*DATA TO PROCESS*:

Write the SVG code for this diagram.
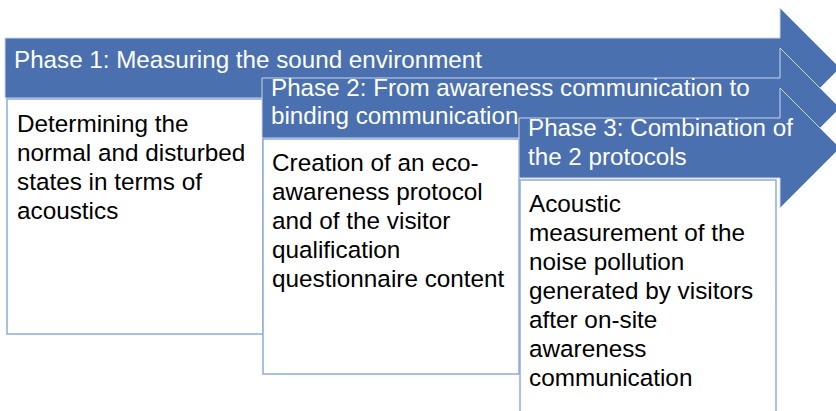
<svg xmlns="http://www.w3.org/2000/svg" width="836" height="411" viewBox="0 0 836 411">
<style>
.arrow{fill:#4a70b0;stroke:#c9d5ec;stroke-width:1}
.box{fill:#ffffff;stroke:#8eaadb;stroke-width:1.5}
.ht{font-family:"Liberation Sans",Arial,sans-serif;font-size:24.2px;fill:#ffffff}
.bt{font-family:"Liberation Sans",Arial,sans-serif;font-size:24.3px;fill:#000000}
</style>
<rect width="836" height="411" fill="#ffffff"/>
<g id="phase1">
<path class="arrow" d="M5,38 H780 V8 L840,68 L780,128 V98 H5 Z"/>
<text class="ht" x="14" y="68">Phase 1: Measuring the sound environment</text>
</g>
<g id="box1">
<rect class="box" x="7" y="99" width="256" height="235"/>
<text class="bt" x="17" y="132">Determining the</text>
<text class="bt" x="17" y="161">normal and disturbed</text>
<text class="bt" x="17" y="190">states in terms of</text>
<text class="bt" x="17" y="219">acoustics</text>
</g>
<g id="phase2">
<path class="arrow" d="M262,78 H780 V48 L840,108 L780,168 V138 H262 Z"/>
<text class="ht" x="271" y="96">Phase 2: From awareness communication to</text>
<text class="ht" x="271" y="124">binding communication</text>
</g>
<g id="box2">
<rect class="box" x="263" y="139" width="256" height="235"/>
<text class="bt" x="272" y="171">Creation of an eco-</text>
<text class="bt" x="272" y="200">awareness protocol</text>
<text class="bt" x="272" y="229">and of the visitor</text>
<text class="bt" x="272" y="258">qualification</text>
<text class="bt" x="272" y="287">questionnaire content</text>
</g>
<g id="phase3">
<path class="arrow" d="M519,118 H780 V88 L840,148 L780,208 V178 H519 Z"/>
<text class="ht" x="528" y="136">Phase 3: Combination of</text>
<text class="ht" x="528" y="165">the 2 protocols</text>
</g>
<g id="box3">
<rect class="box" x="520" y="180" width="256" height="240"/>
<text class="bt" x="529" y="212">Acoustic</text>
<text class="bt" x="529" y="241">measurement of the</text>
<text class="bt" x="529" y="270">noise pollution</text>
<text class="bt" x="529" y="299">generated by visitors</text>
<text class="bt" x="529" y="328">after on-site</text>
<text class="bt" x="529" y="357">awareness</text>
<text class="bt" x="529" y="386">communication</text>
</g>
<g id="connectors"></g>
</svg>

...

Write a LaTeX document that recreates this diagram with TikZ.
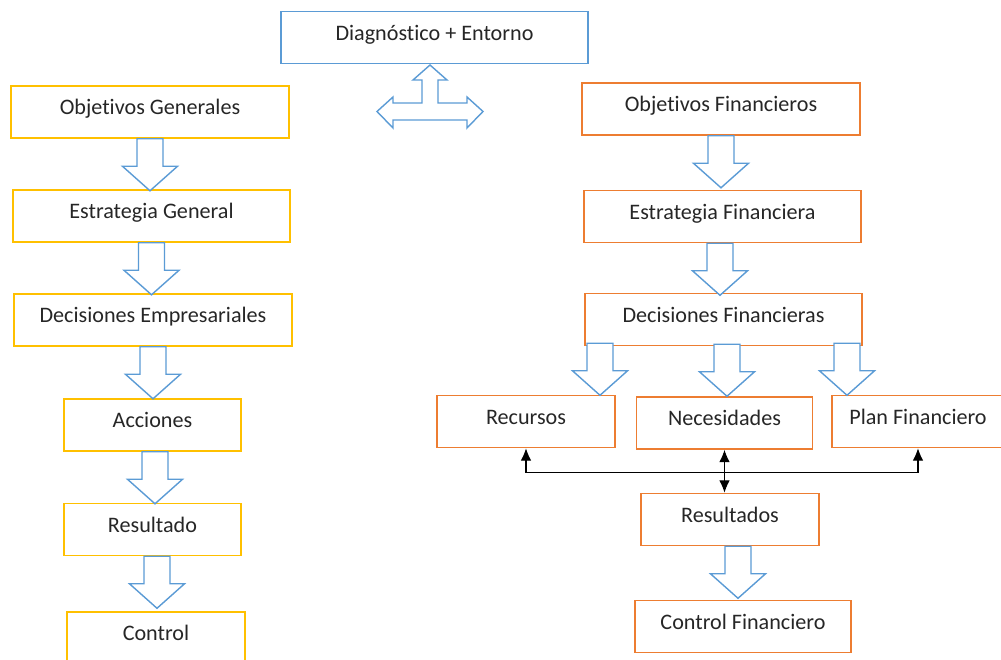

*TASK OBJECTIVE*:
Using the listing above, show every line that includes the string "diagram".

*WRITTEN SOLUTION*:
Write the SVG code for this diagram.
Write a LaTeX document that recreates this diagram with TikZ.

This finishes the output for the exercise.